Memory leak when trying to free array of CString

Question

The following (MCVE if compiled as a cdylib called libffitest, requires libc as a dependency) demonstrates the problem:

use libc::{c_char, c_void, size_t};
use std::ffi::CString;
use std::mem;
use std::slice;

#[repr(C)]
#[derive(Clone)]
pub struct Array {
    pub data: *const c_void,
    pub len: size_t,
}

#[no_mangle]
pub unsafe extern "C" fn bar() -> Array {
    let v = vec![
        CString::new("Hi There").unwrap().into_raw(),
        CString::new("Hi There").unwrap().into_raw(),
    ];
    v.into()
}

#[no_mangle]
pub extern "C" fn drop_word_array(arr: Array) {
    if arr.data.is_null() {
        return;
    }
    // Convert incoming data to Vec so we own it
    let mut f: Vec<c_char> = arr.into();
    // Deallocate the underlying c_char data by reconstituting it as a CString
    let _: Vec<CString> = unsafe { f.iter_mut().map(|slice| CString::from_raw(slice)).collect() };
}

// Transmute to array for FFI
impl From<Vec<*mut c_char>> for Array {
    fn from(sl: Vec<*mut c_char>) -> Self {
        let array = Array {
            data: sl.as_ptr() as *const c_void,
            len: sl.len() as size_t,
        };
        mem::forget(sl);
        array
    }
}

// Reconstitute from FFI
impl From<Array> for Vec<c_char> {
    fn from(arr: Array) -> Self {
        unsafe { slice::from_raw_parts_mut(arr.data as *mut c_char, arr.len).to_vec() }
    }
}

I thought that by reconstituting the incoming Array as a slice, taking ownership of it as a Vec, then reconstituting the elements as CString, I was freeing any allocated memory, but I'm clearly doing something wrong. Executing this Python script tells me that it's trying to free a pointer that was not allocated: python(85068,0x10ea015c0) malloc: *** error for object 0x7ffdaa512ca1: pointer being freed was not allocated

import sys
import ctypes
from ctypes import c_void_p, Structure, c_size_t, cast, POINTER, c_char_p

class _FFIArray(Structure):
    """
    Convert sequence of structs to C-compatible void array

    """
    _fields_ = [("data", c_void_p),
                ("len", c_size_t)]


def _arr_to_wordlist(res, _func, _args):
    ls = cast(res.data, POINTER(c_char_p * res.len))[0][:]
    print(ls)
    _drop_wordarray(res)


prefix = {"win32": ""}.get(sys.platform, "lib")
extension = {"darwin": ".dylib", "win32": ".dll"}.get(sys.platform, ".so")
lib = ctypes.cdll.LoadLibrary(prefix + "ffitest" + extension)

lib.bar.argtypes = ()
lib.bar.restype = _FFIArray
lib.bar.errcheck = _arr_to_wordlist
_drop_wordarray = lib.drop_word_array

if __name__ == "__main__":
    lib.bar()

Answer 1

Well, that was a fun one to go through.

Your biggest problem is the following conversion:

impl From<Array> for Vec<c_char> {
    fn from(arr: Array) -> Self {
        unsafe { slice::from_raw_parts_mut(arr.data as *mut c_char, arr.len).to_vec() }
    }
}

You start with what comes out of the FFI boundary as an array of strings (i.e. *mut *mut c_char). For some reason, you decide that all of a sudden, it is a Vec<c_char> and not a Vec<*const c_char> as you would expect for the CString conversion. That's UB #1 - and the cause of your use-after-free.

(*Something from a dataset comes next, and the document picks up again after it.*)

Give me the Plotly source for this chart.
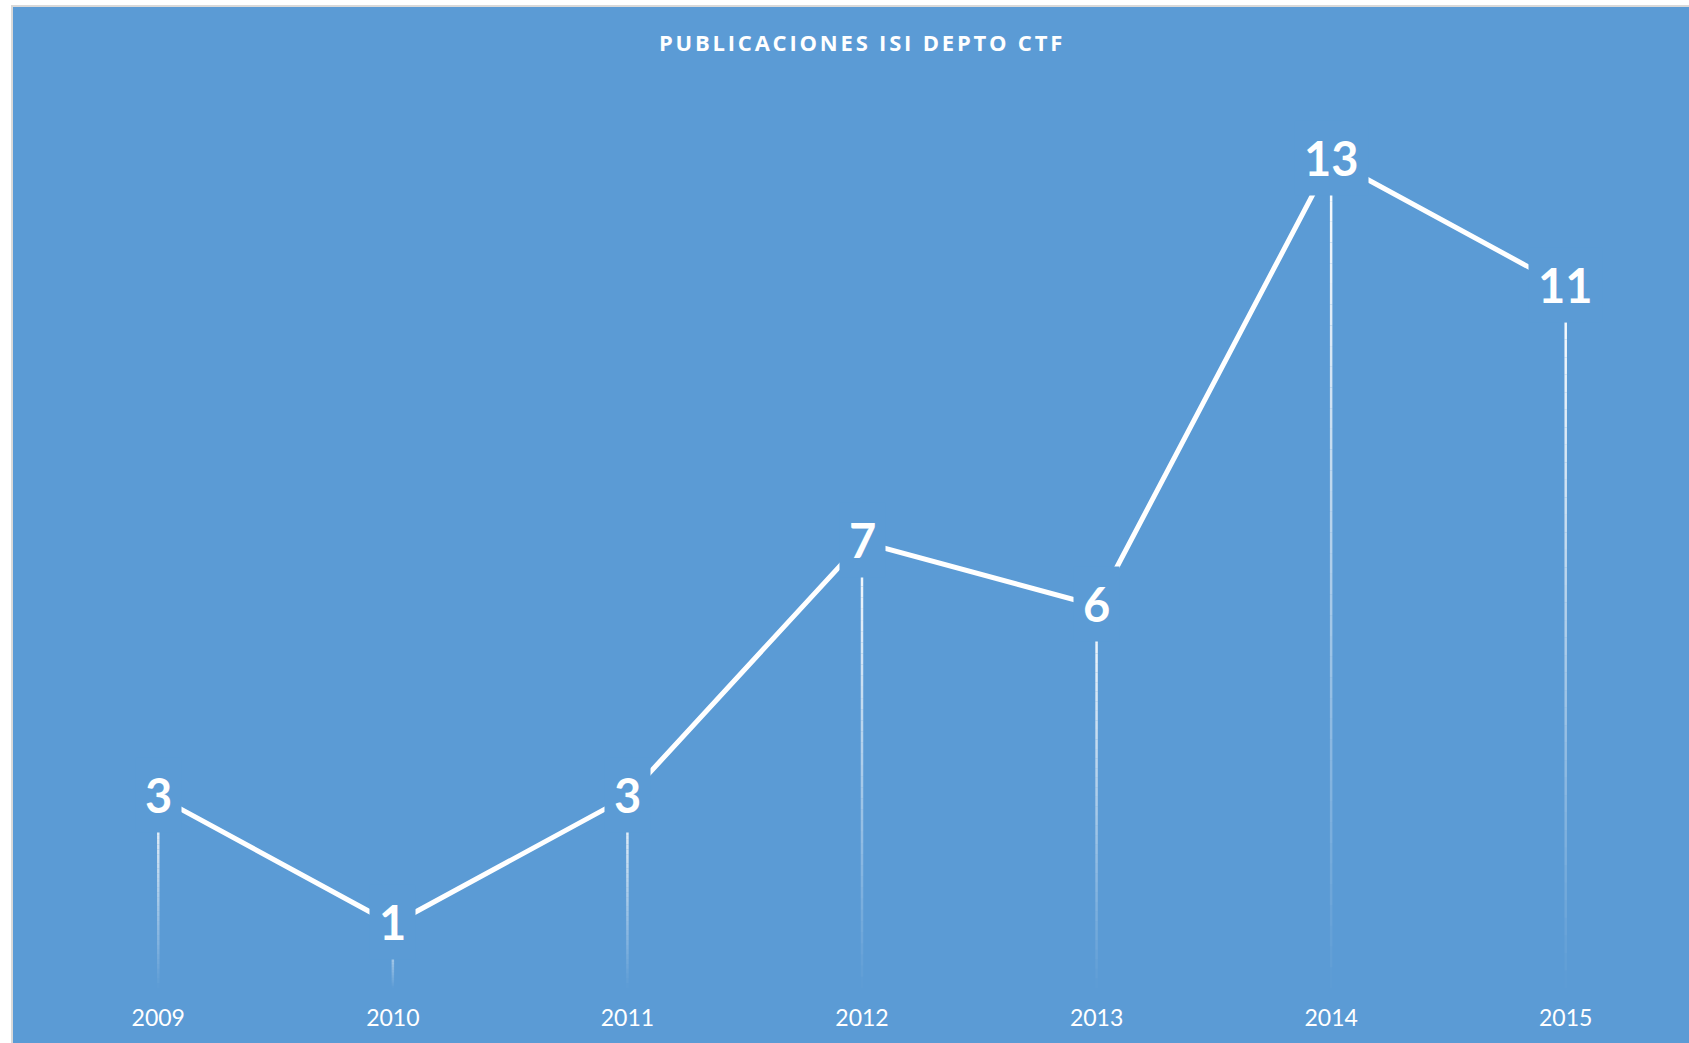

The unnecessarily convoluted conversions made things even muddier due to the constant juggling between types. If your FFI boundary is Vec<CString>, why do you split the return into two separate calls? That's literally calling for disaster, as it happened.

Consider the following:

impl From<Array> for Vec<CString> {
    fn from(arr: Array) -> Self {
        unsafe {
          slice::from_raw_parts(
            arr.data as *mut *mut c_char,
            arr.len
          )
            .into_iter().map(|r| CString::from_raw(*r))
            .collect()
        }
    }
}

This gives you a one-step FFI boundary conversion (without the necessity for the second unsafe block in your method), clean types and no leaks.